KILAUEA VOLCANO UPDATE – Lava diversion?
I don’t update this “VOLCANOES IN THE NEWS” section often enough; my last discussions were about the eruptions of Ontake and Indonesian volcanoes. However since 1) I live on Kilauea volcano, and 2) since Kilauea lava flows are very much in the news, I thought it opportune to share some perspectives about the current eruption……

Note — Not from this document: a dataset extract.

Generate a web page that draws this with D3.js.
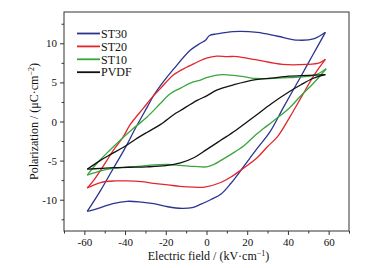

The current Kilauea eruption began in 1983, but Pele (the Goddess in charge of Kilauea’s activity) has for the most part been sending lava flows down the sparsely populated south flank of the East Rift Zone into the sea, or burning rainforest in remote areas. Back in the 1980’s over 200 homes were destroyed by flowing pahoehoe, but that was a long time ago, and the ongoing eruption has attracted little attention. That began to change this summer, however, when a new eruptive vent opened on the northeast side of the rift zone, and narrow lava flows began to head eastward, toward more populated areas. The situation has become more critical over the past few months, as Pele directed her lavas at the small town of Pahoa (see USGS maps below for current situation). Fortunately, the first flow threatening Pahoa (FLOW "A") was narrow, was supplied by long conduit ("pyroduct") that was subject to heat loss, cooled, became more viscous, and eventually solidified at its distal end. Another flow (FLOW "B") broke out about 5 km upslope from Pahoa on December 1, and has taken over three weeks to again threaten populated areas . Here are USGS Hawaiian Volcano Observatory maps showing the now frozen "A" flow terminus and the new flow "B" that is now moving relentlessly towards a major shopping center west of old Pahoa town.
If the eruption continues, and if Pele continues on her path to the northeast (following downslope drainage paths --- shown as blue lines on the map), Hwy 130 will be crossed and the much more densely populated areas downslope from Pahoa (over 1,000 homes) could eventually be threatened. The lava conduits (“pyroducts”) presently supplying the flow front are subject to natural disruption upslope, however, which could cut off the immediate advance of the flow. The source vent location could change, the eruption could stop, flow directions could change in response to minor terrain obstructions, and populated areas may never be directly threatened. If the eruption continues for many more months or years, however, the threat to residential subdivisions is serious.
The artificial diversion of lava flows has been successfully used in Italy and Iceland to protect valuable properties. To be considered as feasible, the terrain must be favorable, and there must be lesser value lands downslope towards which flows can be directed. Economic, political, and cultural conditions must be evaluated, and the decision to “mess with Mother Nature” will always be controversial. Whether lava diversion will be seriously considered by Government agencies as an appropriate option to protect Puna properties in the future is yet to be seen…… Information about lava diversion techniques is given in VOLCANOES – pp 438-442.